If people consistently bring only good updates, that’s not necessarily performance.

It may be protection.

In research on team dynamics conducted by Google, psychological safety emerged as a critical factor in whether people felt comfortable speaking up.

When safety is low, truth gets filtered.

Leaders must learn to detect the filter.

 


 

The Signals Beneath the Surface

 

To read what isn’t being said, pay attention to:

Energy Shifts

Does the room feel lighter or heavier after certain topics?

Participation Patterns

Who consistently speaks?
Who never does?

Speed of Response

Are answers immediate — or delayed and cautious?

Recurring Phrases

  • “That’s interesting.”

  • “We’ll see.”

  • “Let’s take that offline.”

  • “If that’s the direction…”

Language often softens disagreement.

 


 

The Pattern Lens

 

One moment of silence means little.

A pattern of silence means something.

Ask yourself:

  • Is this the third time this issue surfaced indirectly?

  • Do similar concerns appear in different forms?

  • Are certain topics consistently avoided?

  • Is feedback surfacing only after decisions are finalized?

Leadership listening is cumulative.

It connects dots across conversations.

 


 

The Courage to Test Assumptions

 

Reading subtext requires humility.

Instead of assuming, test your perception:

  • “I’m sensing some hesitation — what concerns are we holding back?”

  • “It feels like there may be another perspective here.”

  • “What are we not saying that we should say?”

  • “If this fails, what will we say we missed?”

 

These questions lower the barrier to truth.

They signal that candor is welcome.

 


 

Managing Your Own Influence

 

Leaders often underestimate how their presence shapes what is unsaid.

 

If you:

  • React quickly

  • Speak first

  • Defend ideas immediately

  • Display visible frustration

  • Interrupt disagreement

 

You train people to self-edit.

Reading what isn’t being said requires examining how you might be causing it.

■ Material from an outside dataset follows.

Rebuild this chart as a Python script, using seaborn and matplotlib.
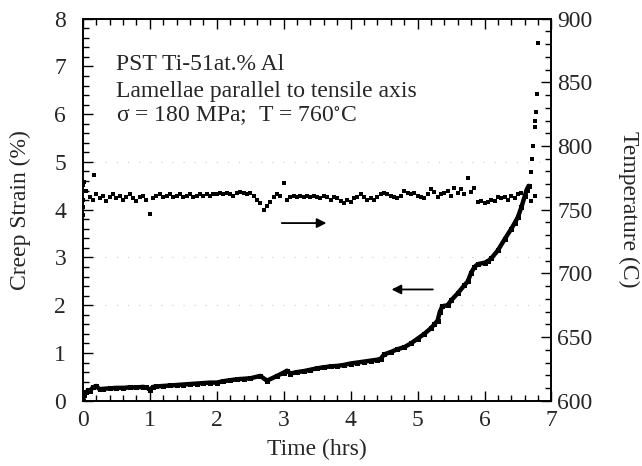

The more authority you hold, the more distortion you create.

This is not a flaw.

It is a structural reality.

Strong leaders compensate intentionally.

 


 

Silence as Strategic Information

 

Sometimes what isn’t said reveals strategic misalignment.

For example:

You announce a new priority.

No objections.

But over the next month:

  • No one references it.

  • Resources don’t shift.

  • Metrics don’t change.

 

The silence was passive resistance.

Not dramatic.
But real.

 

If behavior doesn’t follow words, something unspoken is driving the system.

 


 

Practical Techniques to Surface the Unsaid

 

  1. Go Last
    Let others speak before you anchor the room.

  2. Ask for Contrarian Views
    “Who sees this differently?”

  3. Normalize Risk
    “What would make this fail?”

  4. Use Smaller Forums
    Some truths surface one-on-one before they appear publicly.

  5. Watch After-Meeting Conversations
    Often the real meeting happens in the hallway.

 

The unsaid often leaks informally before it surfaces formally.

 


 

The Emotional Discipline Required

 

Reading subtext demands:

  • Patience

  • Curiosity

  • Ego management

  • Comfort with ambiguity

 

You may hear something that challenges your assumptions.

Or your leadership.

If you punish the first brave truth-teller, silence will return — stronger than before.

 


 

Final Thought

 

Words tell you what people are willing to risk saying.

Silence tells you what they are not yet safe enough to say.

Leadership listening requires both.

If you only respond to explicit statements, you manage the surface.

If you learn to read patterns, pauses, and subtext, you manage the system.

And in leadership, the system is always speaking.

The question is whether you are attuned enough to hear it.